The United States death toll due to COVID-19 has reached 80,684, according to Johns Hopkins tracker. At least 1,347,936 cases have been confirmed in the country. Global cases reported at 4,197,142.
The death toll has already surpassed the most optimistic epidemiologic model, the one produced by the University of Washington's Institute for Health Metrics and Evaluation and touted by the White House, which projected 64,000 deaths by Aug. 1. That model has since been adjusted to take into account the easing of social distancing measures, and now projects 137,000 US deaths by Aug. 1.
The US has the most reported deaths and cases of the novel coronavirus, which was first reported in Wuhan, China in December of 2019, in the world.
New York, New Jersey, Massachusetts, Illinois, and California are the hardest-hit states, but cases in the first three states are declining, and have remained mostly stagnant in recent days in Illinois and California.

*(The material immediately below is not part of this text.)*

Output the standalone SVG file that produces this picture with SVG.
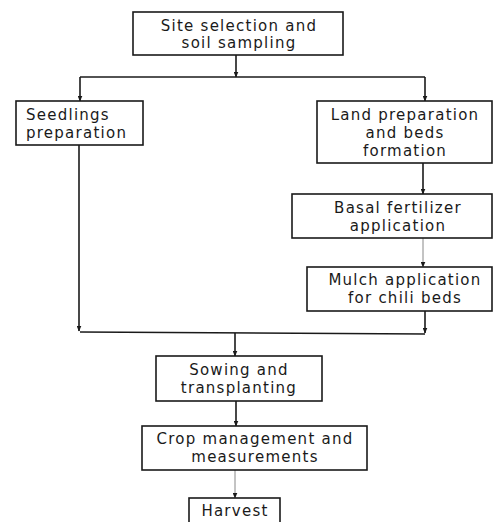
<svg xmlns="http://www.w3.org/2000/svg" width="493" height="522" viewBox="0 0 493 522">
<style>
.box{fill:#fff;stroke:#1a1a1a;stroke-width:1.6}
.t{font-family:"DejaVu Sans","Liberation Sans",sans-serif;font-size:15px;letter-spacing:1.25px;fill:#1a1a1a}
.c{text-anchor:middle}
.ln{fill:none;stroke:#1a1a1a;stroke-width:1.6}
.lg{fill:none;stroke:#888;stroke-width:1}
</style>
<defs>
<marker id="ah" markerWidth="6" markerHeight="5" refX="5.5" refY="2.5" orient="auto" markerUnits="userSpaceOnUse">
<path d="M0,0 L6,2.5 L0,5 Z" fill="#1a1a1a"/>
</marker>
</defs>
<rect width="493" height="522" fill="#fff"/>
<g id="connectors">
<path class="ln" d="M236,55 V77" marker-end="url(#ah)"/>
<path class="ln" d="M80,77 H425"/>
<path class="ln" d="M80,77 V101" marker-end="url(#ah)"/>
<path class="ln" d="M425,77 V101" marker-end="url(#ah)"/>
<path class="ln" d="M79,133 V331" marker-end="url(#ah)"/>
<path class="ln" d="M423,163 V194" marker-end="url(#ah)"/>
<path class="lg" d="M423,238 V267" marker-end="url(#ah)"/>
<path class="ln" d="M425,311 V333" marker-end="url(#ah)"/>
<path class="ln" d="M80,332 L425,334"/>
<path class="ln" d="M235,333 V356" marker-end="url(#ah)"/>
<path class="ln" d="M236,401 V426" marker-end="url(#ah)"/>
<path class="lg" d="M235,470 V498" marker-end="url(#ah)"/>
</g>
<g id="n1"><rect class="box" x="133" y="12" width="210" height="43"/>
<text class="t c" x="239" y="30.5">Site selection and</text><text class="t c" x="239" y="48">soil sampling</text></g>
<g id="n2"><rect class="box" x="16" y="101" width="127" height="44"/>
<text class="t" x="26" y="119.5">Seedlings</text><text class="t" x="26" y="137.5">preparation</text></g>
<g id="n3"><rect class="box" x="317" y="101" width="175" height="62"/>
<text class="t c" x="405" y="119.5">Land preparation</text><text class="t c" x="405" y="137.5">and beds</text><text class="t c" x="405" y="156">formation</text></g>
<g id="n4"><rect class="box" x="292" y="194" width="200" height="44"/>
<text class="t c" x="398" y="213">Basal fertilizer</text><text class="t c" x="398" y="231">application</text></g>
<g id="n5"><rect class="box" x="307" y="267" width="185" height="44"/>
<text class="t c" x="405" y="285">Mulch application</text><text class="t c" x="405" y="302.5">for chili beds</text></g>
<g id="n6"><rect class="box" x="156" y="356" width="166" height="45"/>
<text class="t c" x="239" y="375">Sowing and</text><text class="t c" x="239" y="392.5">transplanting</text></g>
<g id="n7"><rect class="box" x="142" y="426" width="225" height="44"/>
<text class="t c" x="255" y="444">Crop management and</text><text class="t c" x="255" y="461.5">measurements</text></g>
<g id="n8"><rect class="box" x="189" y="498" width="91" height="30"/>
<text class="t c" x="235" y="515.5">Harvest</text></g>
</svg>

Anthony Fauci, MD, director of the National Institute of Allergy and Infectious Diseases, joined Robert Redfield, MD, director of the Centers for Disease Control and Prevention (CDC), and Stephen Hahn, MD, commissioner of the Food and Drug Administration, as the latest top coronavirus officials to voluntarily self-isolate after being exposed to White House personnel who have tested positive for the virus in recent days.
Fauci and Redfield will testify, via video, at a Senate hearing on the coronavirus response. Tennessee Senator Lamar Alexander, the chairman of the Senate Health, Education, Labor and Pensions (HELP) Committee, has mandated the hearing will take place remotely, as he is also self-quarantining after coming into contact with infected staffers.
The testimonies will be focused on how states should reopen economies after six-eight weeks of sheltering in place mandates, which are still in place in about two dozen states. Though the CDC recommended states wait until 14 days of sustained case declines, many states have opened with case counts increasing to stave off further economic disaster.
New York officially has 342,317 cases and 26,878 deaths from the novel coronavirus, in an outbreak that has accounted for much of the virus activity across the country. But according to a new study in the CDC’s Morbidity and Mortality Weekly Report, the death toll in that state, and explicitly in New York City, is likely an underestimate.
The CDC said 32,107 people died in New York City from March 11 to May 2 this year, representing an increase of 24,172 deaths over seasonal averages.
"Included in the 28,172 deaths were 13,831 (57%) laboratory-confirmed COVID-19–associated deaths and 5,048 (21%) probable COVID-19–associated deaths, leaving 5,293 (22%) excess deaths that were not identified as either laboratory-confirmed or probable COVID-19–associated deaths," the authors wrote.
The deaths may have been caused by untested COVID-19, or delays in accessing healthcare among non-COVID-19 patients who did not want to seek medical care during the pandemic, the authors said.